(10-13-2015, 05:40 PM)brus Wrote: I was thinking about A.I. My impression is if the A.I. would be more aggressive the gameplay could produce more mental and emotional strain.
As some point A.I. was passive and that lead the player to be half-misunderstood and maybe waiting feeling dull at that time.
Also, there could be one or two more monsters per level.
If the player could have some ability/item to stop,delay,disable or entrap them with paralyzation/stasis/emp effect for a brief moment, this could add to more tense encounter.
My counclusion is that aggressiveness of A.I. and more quantity of monsters could contribute to the game scariness.
But then we get into what happens when the enemies are too effective at killing you. The diving monster is the quickest and most aggressive enemy in the game, but had the poorest effect on me because he was so impossible for me to avoid. After dying once, or even hiding in a spot and having him patrol for too long outside leaving me no room to sneak away completely ruined the experience and the fear. His aggressiveness initially scared me but his unwillingness to leave me the fuck alone killed it.
And for having more monsters, maybe, maybe not. The only place with many monsters was theta and once you get to the area where there's a bunch that patrol, they aren't very scary and are just a gameplay mechanic. Just an obstacle to get around. There needs to be a medium.
I think there might be something to be said about having a way to fight back, a rare item maybe that you have to make a quick decision on whether to use or save if you think you can get away quick enough, like an emp bomb. Maybe something that takes a long time to recharge. This is the philosophy the game Routine is using; they say that having no way to fight back and always being able to outrun the enemy isn't scary, so they are including some form of combat related to what I mentioned to add to the frantic fear of trying to survive an encounter. We have no way of knowing how well their idea holds up though because the game isn't out obviously (and we've been waiting fucking ages for it.)

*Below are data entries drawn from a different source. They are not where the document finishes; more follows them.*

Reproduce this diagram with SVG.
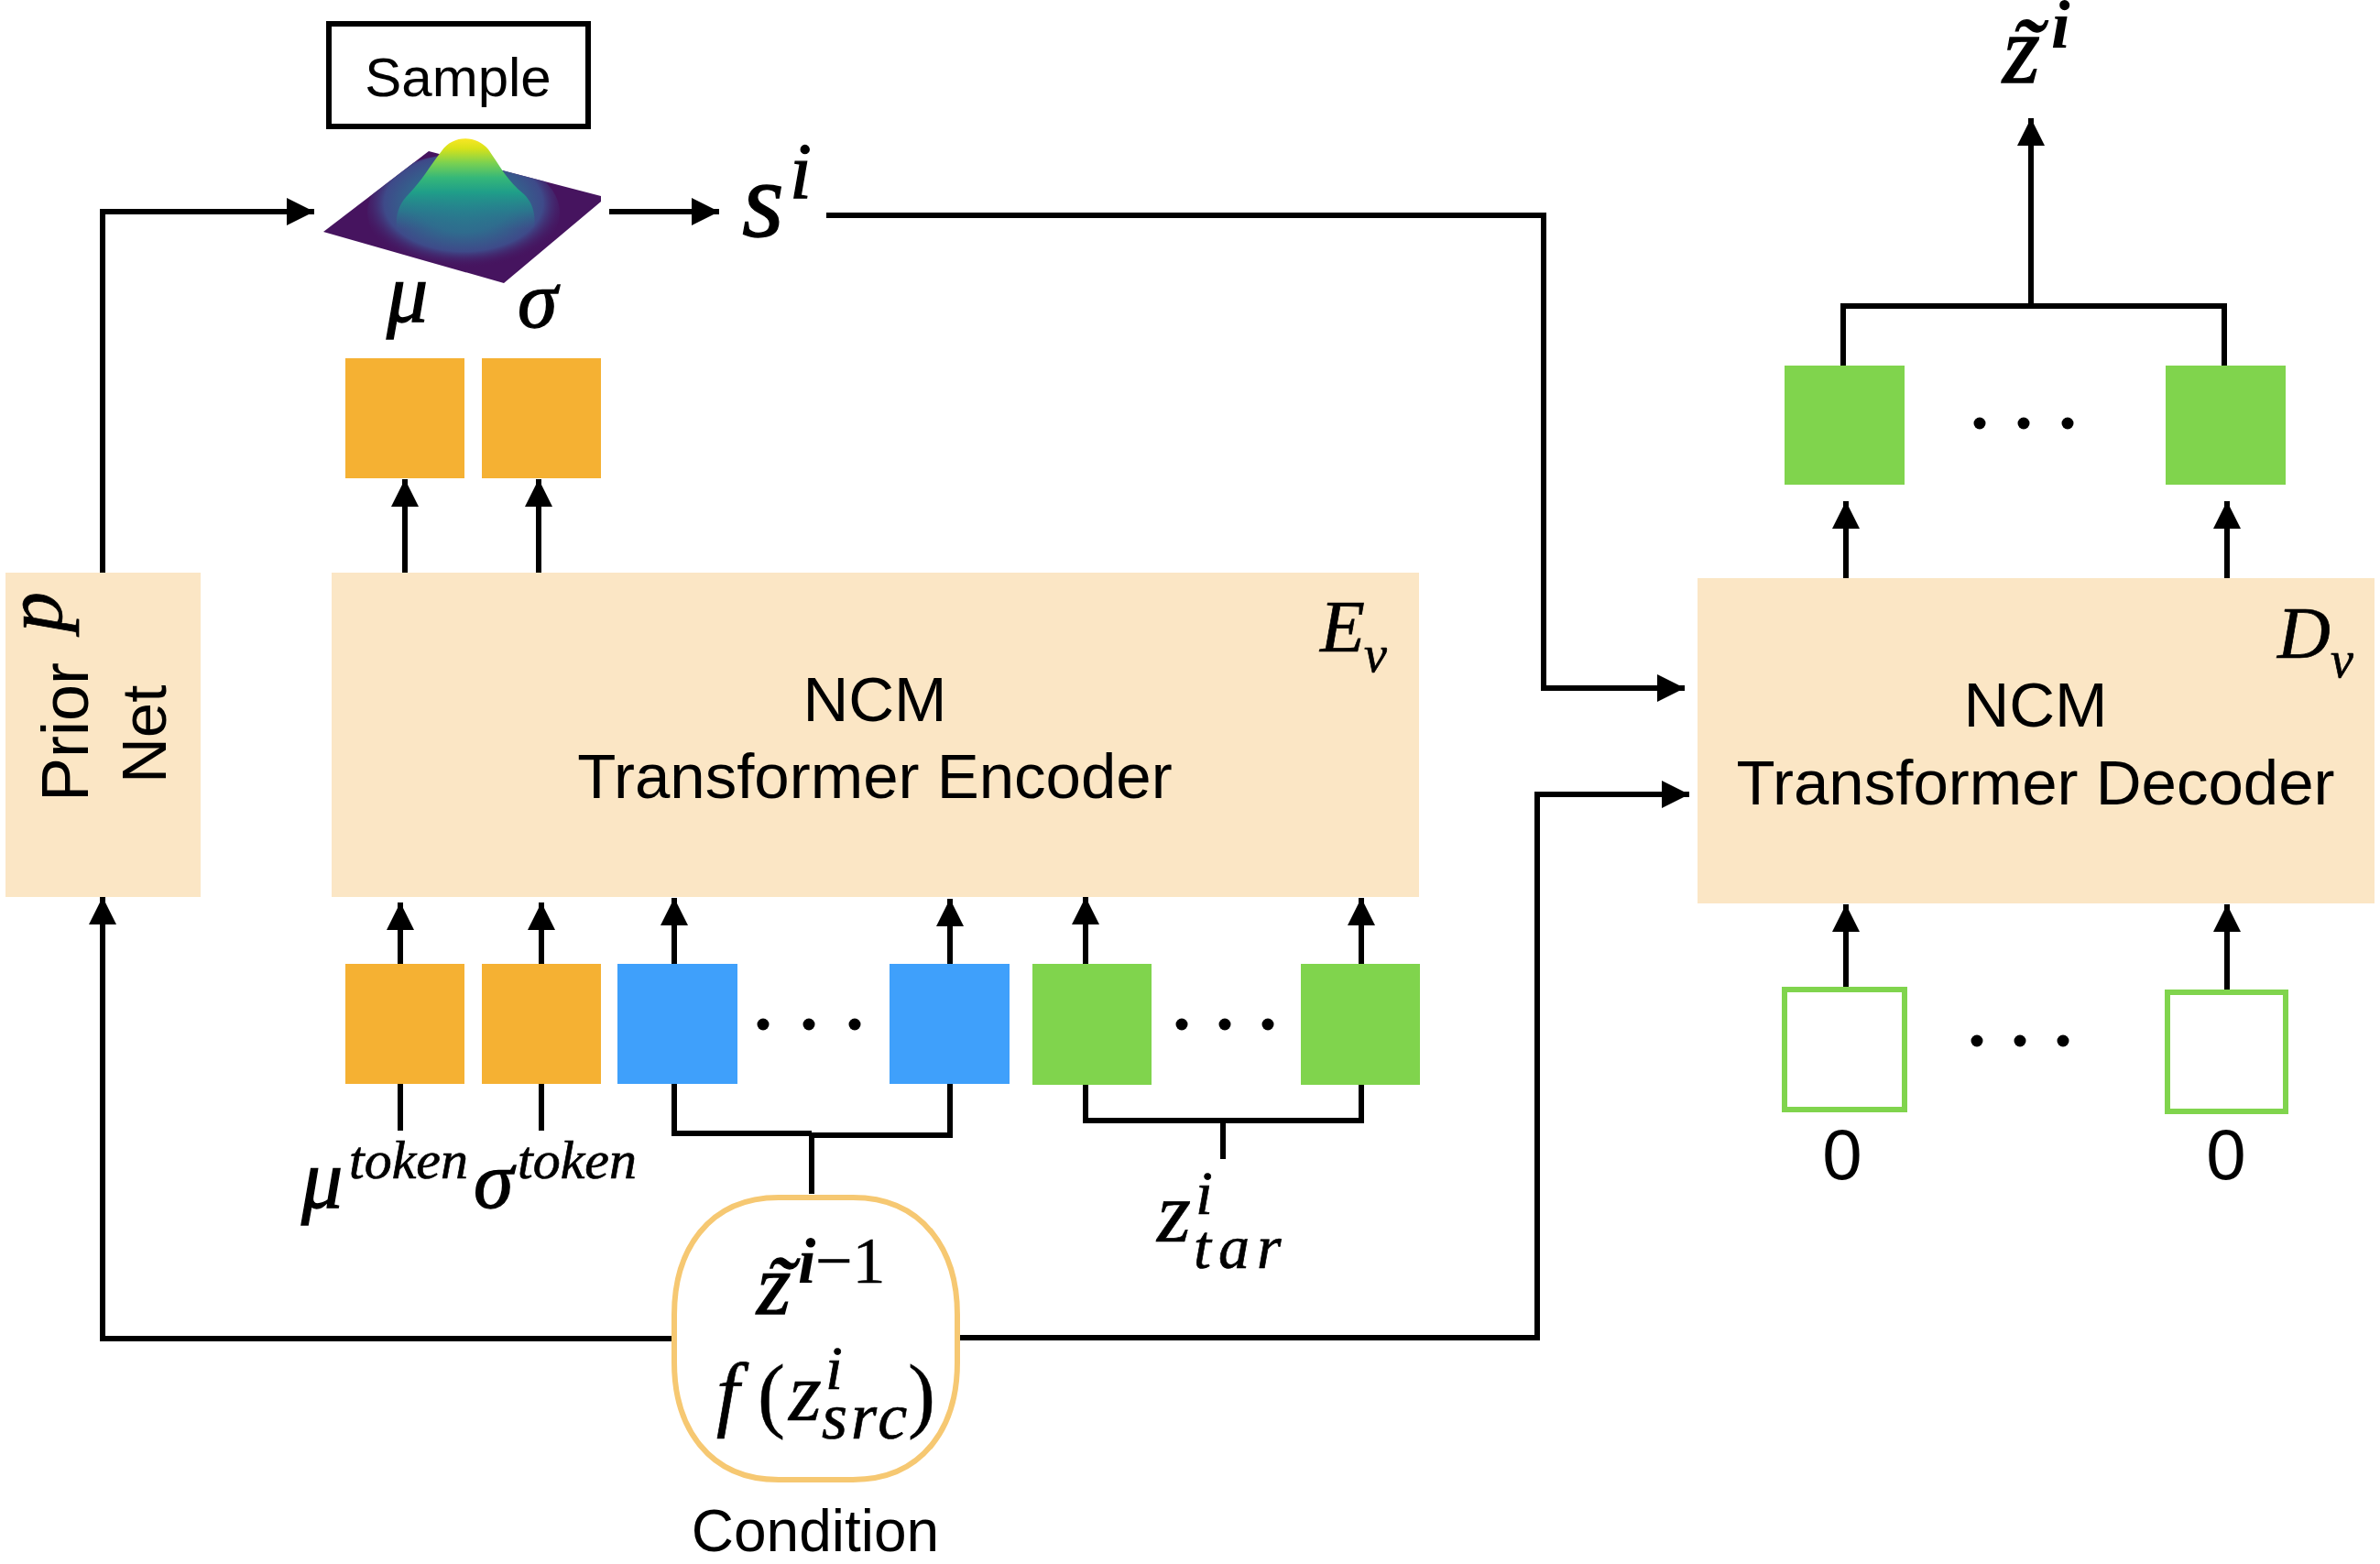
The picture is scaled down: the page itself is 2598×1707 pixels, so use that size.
<svg xmlns="http://www.w3.org/2000/svg" width="2598" height="1707" viewBox="0 0 2598 1707">
  <style>
    .sans { font-family: "Liberation Sans", Arial, sans-serif; fill: #000; }
    .math { font-family: "Liberation Serif", "Times New Roman", serif; font-style: italic; fill: #000; stroke: #000; stroke-width: 0.7; }
    .heavy { stroke-width: 1.3; }
    .bold { font-weight: bold; stroke-width: 0; }
    .up { font-style: normal; stroke-width: 0.4; }
    .block { fill: #fbe6c5; }
    .orange { fill: #f5b133; }
    .blue { fill: #3fa0fb; }
    .green { fill: #80d44d; }
    .hollow { fill: #fff; stroke: #80d44d; stroke-width: 6; }
    .wire { fill: none; stroke: #000; stroke-width: 6; }
    .arrow { fill: none; stroke: #000; stroke-width: 6; marker-end: url(#head); }
  </style>
  <defs>
    <marker id="head" markerUnits="userSpaceOnUse" markerWidth="30" markerHeight="30" refX="30" refY="15" orient="auto">
      <path d="M0 0L30 15L0 30Z" fill="#000"/>
    </marker>
    <linearGradient id="bell" gradientUnits="userSpaceOnUse" x1="0" y1="150" x2="0" y2="250">
      <stop offset="0" stop-color="#fde725"/>
      <stop offset="0.12" stop-color="#d8e219"/>
      <stop offset="0.28" stop-color="#7ad151"/>
      <stop offset="0.44" stop-color="#35b779"/>
      <stop offset="0.6" stop-color="#1f9e89"/>
      <stop offset="0.8" stop-color="#26828e" stop-opacity="0.7"/>
      <stop offset="1" stop-color="#2f6c8e" stop-opacity="0"/>
    </linearGradient>
    <radialGradient id="skirt" cx="0.5" cy="0.42" r="0.55">
      <stop offset="0" stop-color="#26828e"/>
      <stop offset="0.45" stop-color="#2f6c8e"/>
      <stop offset="0.75" stop-color="#3e4a89"/>
      <stop offset="1" stop-color="#46145f" stop-opacity="0"/>
    </radialGradient>
    <clipPath id="plane">
      <path d="M353 253L468 165L656 214V220L550 309Z"/>
    </clipPath>
  </defs>

  <g id="connectors">
    <path class="arrow" d="M112 625V231H343"/>
    <path class="arrow" d="M665 231H785"/>
    <path class="arrow" d="M902 235H1685V751H1839"/>
    <path class="arrow" d="M736 1461H112V979"/>
    <path class="arrow" d="M1045 1460H1678V867H1844"/>
    <path class="arrow" d="M442 625V523"/>
    <path class="arrow" d="M588 625V523"/>
    <path class="arrow" d="M437 1052V985"/>
    <path class="arrow" d="M591 1052V985"/>
    <path class="arrow" d="M736 1052V980"/>
    <path class="arrow" d="M1037 1052V981"/>
    <path class="arrow" d="M1185 1052V979"/>
    <path class="arrow" d="M1486 1052V980"/>
    <path class="arrow" d="M2015 631V547"/>
    <path class="arrow" d="M2431 631V547"/>
    <path class="arrow" d="M2015 1078V987"/>
    <path class="arrow" d="M2431 1082V987"/>
    <path class="arrow" d="M2217 334V129"/>
    <path class="wire" d="M2012 399V334H2428V399"/>
    <path class="wire" d="M437 1183V1234"/>
    <path class="wire" d="M591 1183V1234"/>
    <path class="wire" d="M736 1183V1237H886"/>
    <path class="wire" d="M1037 1183V1239H884"/>
    <path class="wire" d="M886 1237V1303"/>
    <path class="wire" d="M1185 1183V1223H1486V1183"/>
    <path class="wire" stroke-width="7" d="M1335 1223V1265"/>
  </g>

  <g id="sample">
    <rect x="359" y="26" width="283" height="112" fill="#fff" stroke="#000" stroke-width="6"/>
    <text class="sans" x="500" y="105" font-size="60" text-anchor="middle">Sample</text>
  </g>

  <g id="distribution">
    <path d="M353 253L468 165L656 214V220L550 309Z" fill="#46145f"/>
    <ellipse cx="506" cy="232" rx="105" ry="64" fill="url(#skirt)" clip-path="url(#plane)"/>
    <path d="M446 212C460 198 470 180 482 165C494 147 520 147 533 163C545 180 554 198 572 212C582 222 586 235 582 255H434C430 235 436 222 446 212Z" fill="url(#bell)"/>
  </g>

  <g id="mu-label"><text class="math heavy" x="422" y="351" font-size="90">μ</text></g>
  <g id="sigma-label"><text class="math heavy" x="565" y="357" font-size="88">σ</text></g>

  <g id="latent-sample">
    <text class="math heavy" x="810" y="258" font-size="118">s</text>
    <text class="math heavy" x="862" y="216" font-size="86">i</text>
  </g>

  <g id="output-latent">
    <text class="math heavy" x="2186" y="90" font-size="105">z<tspan x="2194" y="93">˜</tspan></text>
    <text class="math bold" x="2239" y="52" font-size="74">i</text>
  </g>

  <g id="mu-output"><rect class="orange" x="377" y="391" width="130" height="131"/></g>
  <g id="sigma-output"><rect class="orange" x="526" y="391" width="130" height="131"/></g>

  <g id="prior-net">
    <rect class="block" x="6" y="625" width="213" height="354"/>
    <text class="sans" transform="translate(96 875) rotate(-90)" font-size="72">Prior</text>
    <text class="sans" transform="translate(181 855) rotate(-90)" font-size="69">Net</text>
    <text class="math" transform="translate(67 690) rotate(-90)" font-size="88">p</text>
  </g>

  <g id="encoder">
    <rect class="block" x="362" y="625" width="1187" height="354"/>
    <text class="sans" x="955" y="787" font-size="69" text-anchor="middle">NCM</text>
    <text class="sans" x="955" y="871" font-size="69" text-anchor="middle">Transformer Encoder</text>
    <text class="math" x="1441" y="711" font-size="80">E</text>
    <text class="math" x="1489" y="733" font-size="56">v</text>
  </g>

  <g id="decoder">
    <rect class="block" x="1853" y="631" width="739" height="355"/>
    <text class="sans" x="2222" y="793" font-size="69" text-anchor="middle">NCM</text>
    <text class="sans" x="2222" y="878" font-size="69" text-anchor="middle">Transformer Decoder</text>
    <text class="math" x="2486" y="718" font-size="80">D</text>
    <text class="math" x="2544" y="739" font-size="56">v</text>
  </g>

  <g id="mu-token">
    <rect class="orange" x="377" y="1052" width="130" height="131"/>
    <text class="math heavy" x="329" y="1318" font-size="90">μ</text>
    <text class="math" x="381" y="1286" font-size="60">token</text>
  </g>
  <g id="sigma-token">
    <rect class="orange" x="526" y="1052" width="130" height="131"/>
    <text class="math heavy" x="517" y="1318" font-size="88">σ</text>
    <text class="math" x="565" y="1286" font-size="60">token</text>
  </g>

  <g id="condition-tokens">
    <rect class="blue" x="674" y="1052" width="131" height="131"/>
    <rect class="blue" x="971" y="1052" width="131" height="131"/>
    <circle cx="833" cy="1118" r="6.5"/><circle cx="883" cy="1118" r="6.5"/><circle cx="933" cy="1118" r="6.5"/>
  </g>

  <g id="target-tokens">
    <rect class="green" x="1127" y="1052" width="130" height="132"/>
    <rect class="green" x="1420" y="1052" width="130" height="132"/>
    <circle cx="1290" cy="1118" r="6.5"/><circle cx="1337" cy="1118" r="6.5"/><circle cx="1384" cy="1118" r="6.5"/>
    <text class="math" x="1263" y="1355" font-size="95">z</text>
    <text class="math" x="1305" y="1325" font-size="68">i</text>
    <text class="math" x="1303" y="1384" font-size="68" letter-spacing="8">tar</text>
  </g>

  <g id="decoder-outputs">
    <rect class="green" x="1948" y="399" width="131" height="130"/>
    <rect class="green" x="2364" y="399" width="131" height="130"/>
    <circle cx="2161" cy="462" r="6.5"/><circle cx="2209" cy="462" r="6.5"/><circle cx="2257" cy="462" r="6.5"/>
  </g>

  <g id="decoder-inputs">
    <rect class="hollow" x="1948" y="1080" width="131" height="131"/>
    <rect class="hollow" x="2366" y="1083" width="129" height="130"/>
    <circle cx="2158" cy="1136" r="6.5"/><circle cx="2205" cy="1136" r="6.5"/><circle cx="2252" cy="1136" r="6.5"/>
    <text class="sans" x="2011" y="1287" font-size="78" text-anchor="middle">0</text>
    <text class="sans" x="2430" y="1287" font-size="78" text-anchor="middle">0</text>
  </g>

  <g id="condition">
    <path d="M850 1307H931C1008 1307 1045 1365 1045 1435V1487C1045 1557 1008 1615 931 1615H850C773 1615 736 1557 736 1487V1435C736 1365 773 1307 850 1307Z" fill="#fff" stroke="#f6c872" stroke-width="6"/>
    <text class="math heavy" x="826" y="1434" font-size="96">z<tspan x="835" y="1437">˜</tspan></text>
    <text class="math bold" x="871" y="1400" font-size="70">i</text>
    <text class="math up" x="890" y="1400" font-size="72">−1</text>
    <text class="math" x="782" y="1551" font-size="90">f</text>
    <text class="math up" x="827" y="1552" font-size="90">(</text>
    <text class="math" x="861" y="1550" font-size="92">z</text>
    <text class="math" x="901" y="1516" font-size="68">i</text>
    <text class="math" x="897" y="1570" font-size="72" letter-spacing="4">src</text>
    <text class="math up" x="991" y="1552" font-size="90">)</text>
    <text class="sans" x="890" y="1693" font-size="64" text-anchor="middle">Condition</text>
  </g>
</svg>
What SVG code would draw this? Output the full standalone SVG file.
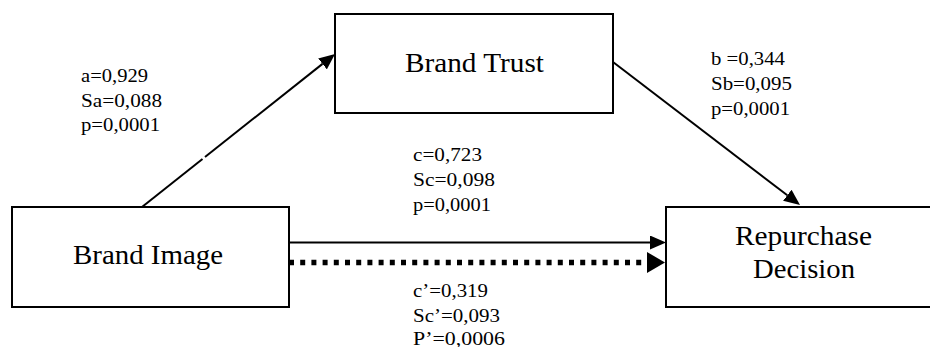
<svg xmlns="http://www.w3.org/2000/svg" width="930" height="347" viewBox="0 0 930 347">
  <style>
    .box { fill: #ffffff; stroke: #000000; stroke-width: 2; }
    .title { font-family: "Liberation Serif", "Times New Roman", serif; font-size: 27.5px; fill: #000000; }
    .stat { font-family: "Liberation Serif", "Times New Roman", serif; font-size: 19.5px; fill: #000000; }
    .edge { stroke: #000000; stroke-width: 2; fill: none; }
    .dotted { stroke: #000000; stroke-width: 5.5; fill: none; stroke-dasharray: 5 6.2; }
  </style>
  <defs>
    <marker id="head" markerUnits="userSpaceOnUse" markerWidth="17" markerHeight="14" refX="0" refY="7" orient="auto">
      <path d="M0,0 L16,7 L0,14 z" fill="#000000"/>
    </marker>
    <marker id="headBold" markerUnits="userSpaceOnUse" markerWidth="19" markerHeight="21" refX="0" refY="10.5" orient="auto">
      <path d="M0,0 L18,10.5 L0,21 z" fill="#000000"/>
    </marker>
  </defs>

  <rect width="930" height="347" fill="#ffffff"/>

  <g id="connectors">
    <!-- Brand Image -> Brand Trust (a), with a small break in the stroke -->
    <line class="edge" x1="142" y1="207" x2="202.5" y2="159"/>
    <line class="edge" x1="205" y1="157" x2="322.5" y2="63.9" marker-end="url(#head)"/>
    <!-- Brand Trust -> Repurchase Decision (b) -->
    <line class="edge" x1="613" y1="62" x2="787.3" y2="195.3" marker-end="url(#head)"/>
    <!-- total effect c -->
    <line class="edge" x1="289" y1="242.5" x2="650" y2="242.5" marker-end="url(#head)"/>
    <!-- direct effect c' -->
    <line class="dotted" x1="289" y1="262.5" x2="647" y2="262.5" marker-end="url(#headBold)"/>
  </g>

  <g id="brand-trust">
    <rect class="box" x="335" y="14" width="278" height="99"/>
    <text class="title" x="405" y="72" textLength="139" lengthAdjust="spacingAndGlyphs">Brand Trust</text>
  </g>

  <g id="brand-image">
    <rect class="box" x="12" y="207" width="277" height="100"/>
    <text class="title" x="73" y="264" textLength="150" lengthAdjust="spacingAndGlyphs">Brand Image</text>
  </g>

  <g id="repurchase-decision">
    <rect class="box" x="666" y="207" width="276" height="100"/>
    <text class="title" x="735" y="245" textLength="137" lengthAdjust="spacingAndGlyphs">Repurchase</text>
    <text class="title" x="753" y="278" textLength="102" lengthAdjust="spacingAndGlyphs">Decision</text>
  </g>

  <g id="labels">
    <text class="stat" x="81" y="82" textLength="67" lengthAdjust="spacingAndGlyphs">a=0,929</text>
    <text class="stat" x="81" y="107" textLength="81" lengthAdjust="spacingAndGlyphs">Sa=0,088</text>
    <text class="stat" x="81" y="131" textLength="79" lengthAdjust="spacingAndGlyphs">p=0,0001</text>

    <text class="stat" x="711" y="65" textLength="74" lengthAdjust="spacingAndGlyphs">b =0,344</text>
    <text class="stat" x="711" y="90" textLength="81" lengthAdjust="spacingAndGlyphs">Sb=0,095</text>
    <text class="stat" x="711" y="115" textLength="79" lengthAdjust="spacingAndGlyphs">p=0,0001</text>

    <text class="stat" x="413" y="161" textLength="69" lengthAdjust="spacingAndGlyphs">c=0,723</text>
    <text class="stat" x="413" y="186" textLength="82" lengthAdjust="spacingAndGlyphs">Sc=0,098</text>
    <text class="stat" x="413" y="211" textLength="78" lengthAdjust="spacingAndGlyphs">p=0,0001</text>

    <text class="stat" x="413" y="297" textLength="75" lengthAdjust="spacingAndGlyphs">c’=0,319</text>
    <text class="stat" x="413" y="322" textLength="87" lengthAdjust="spacingAndGlyphs">Sc’=0,093</text>
    <text class="stat" x="413" y="345" textLength="92" lengthAdjust="spacingAndGlyphs">P’=0,0006</text>
  </g>
</svg>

The only game I can think of with shit ass combat to make you feel weak compared to the monsters is penumbra overture, and I think most of us are well acquainted on how well that worked. But then again the only real threats in that game were zombie dogs that weren't all that scary. I think the concept is sound but needs to be implemented differently. It could take ages of iteration to finally get right though, effective horror is damn finicky.